Georgia Attorney Fights For Mentally Disabled Death Row Inmate

Attorney Brian Kammer preps for a clemency hearing before the Georgia Board of Pardons and Paroles.

The Georgia Board of Pardons and Paroles today denied clemency for death row inmate Warren Lee Hill, Jr.

Hill has been evaluated to be mentally disabled.

He received the death penalty after killing another inmate while already serving a life sentence for murder.

Brian Kammer says the state of Georgia is failing a specific population of society.

“This really I find inexplicable given Georgia’s very public and long standing commitment to protecting against the wrongful execution of people acknowledge to have mental retardation.”

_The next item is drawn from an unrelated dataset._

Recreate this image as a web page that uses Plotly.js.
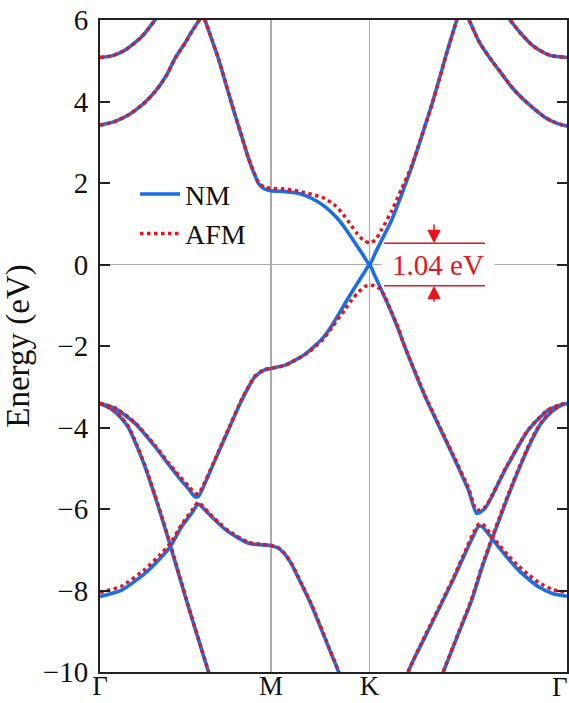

Kammer is with the Georgia Resource Center and  is Hill’s long-time attorney.

He says the Georgia board of pardon and paroles should have intervened to right a wrong.

“It’s the board’s function to step in when the legal process is unwilling or unable to rectify a problem like this. I feel that the board doesn’t seem to understand its role in that respect.”

Kammer also filed a motion for stay of execution with the United States Supreme Court.

This is an appeal of an earlier filing with the court which was denied.

WABE legal analyst Page Pate says the chance of this legal request being successful is extremely remote.

“The United States Supreme Court has already considered the case or a least made a determination of whether or not they wanted to hear it and they said no, what this is an attempt to do…is to get them to change their mind.”

Brian Kammer says he went to see his client after the board’s decision.

“I think he’s frightened and because of his disability it’s difficult for him to express emotion or to talk about how he’s feeling but I can see the walls go up with him.”

Warren Lee Hill, Jr. is scheduled to be executed this Wednesday at 7pm.

Barring the court’s intervention, Hill will be the 30th person in Georgia to die by lethal injection since 2001.